KCBS Cover Story: San Francisco's Harding Park To Undergo A Facelift
SAN FRANCISCO (KCBS) -- It has played host to numerous professional golf tournaments and is considered one of the finest public courses in the country. But now, TPC Harding Park is undergoing some renovations.
Starting next week, the City of San Francisco and PGA will begin to rip out all the putting greens at Harding Park and replace them.
KCBS Cover Story: San Francisco's Harding Park To Undergo A Facelift
The replacement project has long been in the works, even though just ten years ago, the entire course was overhauled.
TPC Harding Park General Manager Tom Smith said over the next four months, workers will pull out the poa annua grass on the greens, and replace it with bentgrass, partly because of invasive nematodes, a microscopic roundworm that eats poa.
"Nematodes do not eat bentgrass, so we can manage a better putting surface for the public to enjoy at a premium level by putting a different plant in there," he said.
The project will cost $1.2 million, with two-thirds paid by the city.
"The PGA Tour is paying for a little over a third of that. So we're coming to the table financially," Smith said.
The city also estimates it will lose $548,000 this winter, since fewer golfers will want to play on the temporary greens, and fees will be cut almost in half during construction.
"We have to replace the greens to keep it at such a great caliber of a golf course," Smith said. "Thus, it's attractive to the golfers, but also to the PGA Tour."
Some suspect the city is doing this just to attract more professional golf tournaments, but Nick Kinsey, Director of Property for the San Francisco Recreation and Parks Department, insists that's not the case.
"It's been ten years since the course was first renovated in 2003 and this is one of those things that we as a city has to continue to do, to continue to invest in the property, to make sure that it stays as one of the best public golf courses in the country," Kinsey said.

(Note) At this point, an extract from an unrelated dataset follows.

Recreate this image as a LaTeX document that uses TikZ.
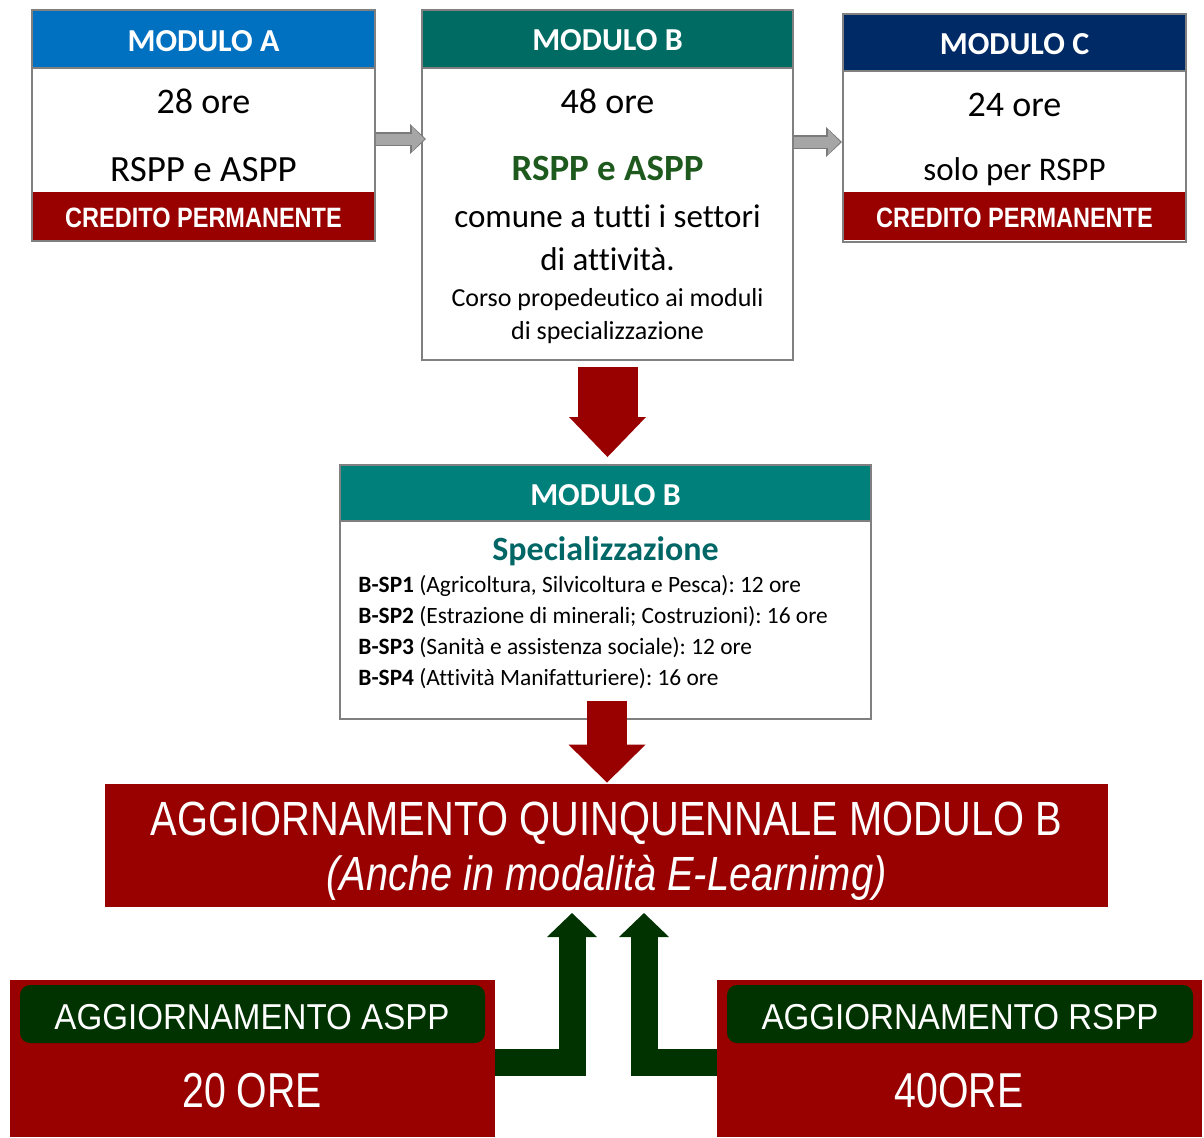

Longtime Harding Park golfer Jerry Murphy said the old poa greens seem to play just fine to him, but he's been convinced, the project is a worthwhile investment of public funds.
"It didn't seem to be needed, but in the long run, it will be very beneficial," Murphy said. "They're trying to get the type of tournaments for professionals to play, and that's the key, you need greens. So I think they're doing a good thing."
Harding Park just hosted the Schwab Cup Championship last month and is thought to be eyeing another Champions Tour event in 2015.